Output the first line of the listing and each line after it, up to and including the line that contains "import matplotlib.pyplot as plt", exactly as written, minus the pictures.

-- START --

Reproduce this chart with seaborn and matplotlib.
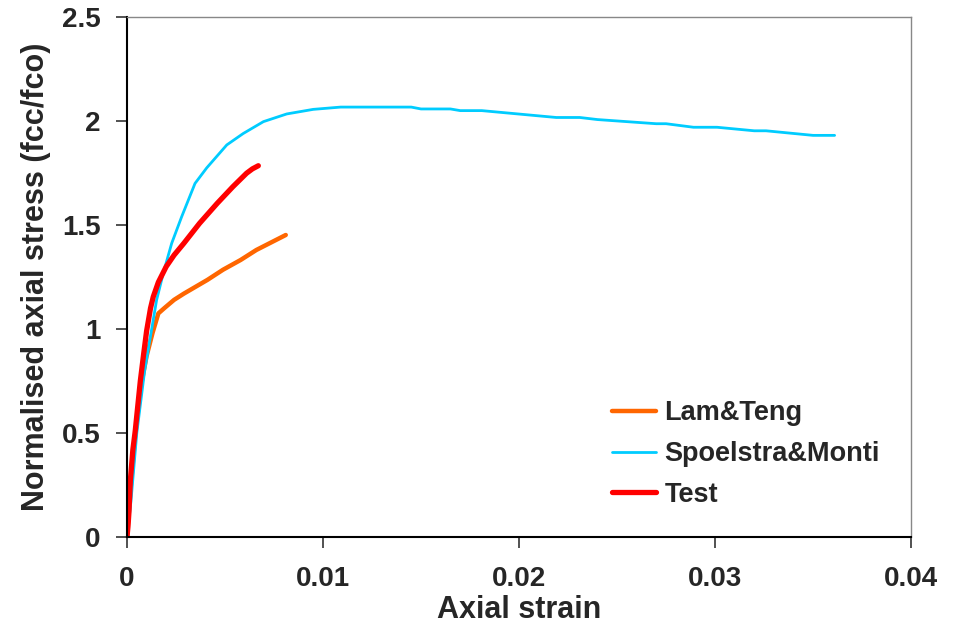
import pandas as pd
import seaborn as sns
import matplotlib
matplotlib.use("Agg")
import matplotlib.pyplot as plt

lam_strain = [0, 0.0001, 0.0002, 0.0004, 0.0007, 0.0010, 0.0013, 0.0016, 0.0019, 0.0024,
              0.0029, 0.0041, 0.0049, 0.0058, 0.0066, 0.0071, 0.0081]
lam_stress = [0, 0.13, 0.25, 0.47, 0.72, 0.87, 0.98, 1.075, 1.10, 1.14,
              1.17, 1.236, 1.285, 1.332, 1.38, 1.404, 1.452]

sm_strain = [0, 0.0002, 0.0005, 0.0009, 0.00126, 0.00151, 0.00185, 0.00228, 0.00279, 0.0033,
             0.00347, 0.00407, 0.00509, 0.00593, 0.00696, 0.00815, 0.0095, 0.0109, 0.0145,
             0.0150, 0.0165, 0.0170, 0.0181, 0.0219, 0.0231, 0.0240, 0.0270, 0.0275,
             0.0289, 0.0301, 0.0320, 0.0326, 0.0350, 0.0361]
sm_stress = [0, 0.17, 0.5, 0.8, 1.0, 1.139, 1.268, 1.412, 1.54, 1.66,
             1.70, 1.775, 1.885, 1.94, 1.997, 2.034, 2.056, 2.067, 2.067,
             2.058, 2.058, 2.05, 2.05, 2.017, 2.017, 2.007, 1.987, 1.987,
             1.97, 1.97, 1.953, 1.953, 1.931, 1.931]

test_strain = [0, 0.00005, 0.0001, 0.00017, 0.0003, 0.00042, 0.00055, 0.00068, 0.00085,
               0.0010, 0.0012, 0.00134, 0.0016, 0.0020, 0.0024, 0.0029, 0.0033, 0.0037,
               0.0046, 0.0054, 0.0061, 0.0064, 0.0067]
test_stress = [0, 0.05, 0.12, 0.27, 0.42, 0.51, 0.63, 0.75, 0.88,
               0.99, 1.10, 1.155, 1.225, 1.30, 1.355, 1.412, 1.46, 1.508,
               1.604, 1.684, 1.749, 1.77, 1.785]

x_ticks = [0, 0.01, 0.02, 0.03, 0.04]
x_tick_labels = ["0", "0.01", "0.02", "0.03", "0.04"]
y_ticks = [0, 0.5, 1, 1.5, 2, 2.5]
y_tick_labels = ["0", "0.5", "1", "1.5", "2", "2.5"]

sns.set_style("white")
plt.rcParams["font.family"] = ["Liberation Sans", "DejaVu Sans"]
plt.rcParams["font.weight"] = "bold"

fig = plt.figure(figsize=(9.57, 6.26), dpi=100)
ax = fig.add_axes([0.1327, 0.1422, 0.8193, 0.8306])

sns.lineplot(x=lam_strain, y=lam_stress, sort=False, estimator=None, ax=ax,
             color="#FF6600", lw=3.2, label="Lam&Teng", solid_capstyle="round")
sns.lineplot(x=sm_strain, y=sm_stress, sort=False, estimator=None, ax=ax,
             color="#00CCFF", lw=2.0, label="Spoelstra&Monti", solid_capstyle="round")
sns.lineplot(x=test_strain, y=test_stress, sort=False, estimator=None, ax=ax,
             color="#FF0000", lw=3.8, label="Test", solid_capstyle="round")

ax.set_xlim(0, 0.04)
ax.set_ylim(0, 2.5)
ax.set_xticks(x_ticks)
ax.set_xticklabels(x_tick_labels)
ax.set_yticks(y_ticks)
ax.set_yticklabels(y_tick_labels)
ax.tick_params(axis="both", direction="out", length=8, width=1.2, color="#333333",
               labelsize=20, left=True, bottom=True)
ax.tick_params(axis="x", pad=13)
ax.tick_params(axis="y", pad=11)
for lab in ax.get_xticklabels() + ax.get_yticklabels():
    lab.set_fontweight("bold")

for side in ["left", "bottom"]:
    ax.spines[side].set_color("black")
    ax.spines[side].set_linewidth(1.5)
for side in ["top", "right"]:
    ax.spines[side].set_color("#888888")
    ax.spines[side].set_linewidth(1.0)

ax.set_xlabel("Axial strain", fontsize=22, fontweight="bold", labelpad=2)
ax.set_ylabel("Normalised axial stress (fcc/fco)", fontsize=22, fontweight="bold", labelpad=8)

leg = ax.legend(loc="upper left", bbox_to_anchor=(0.587, 0.31), frameon=False,
                fontsize=19.5, handlelength=1.65, handletextpad=0.3, labelspacing=0.55)
for t in leg.get_texts():
    t.set_fontweight("bold")

fig.savefig("out.png", dpi=100)
plt.close(fig)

-- END --

Task answer>
Reproduce this chart with seaborn and matplotlib.
import pandas as pd
import seaborn as sns
import matplotlib
matplotlib.use("Agg")
import matplotlib.pyplot as plt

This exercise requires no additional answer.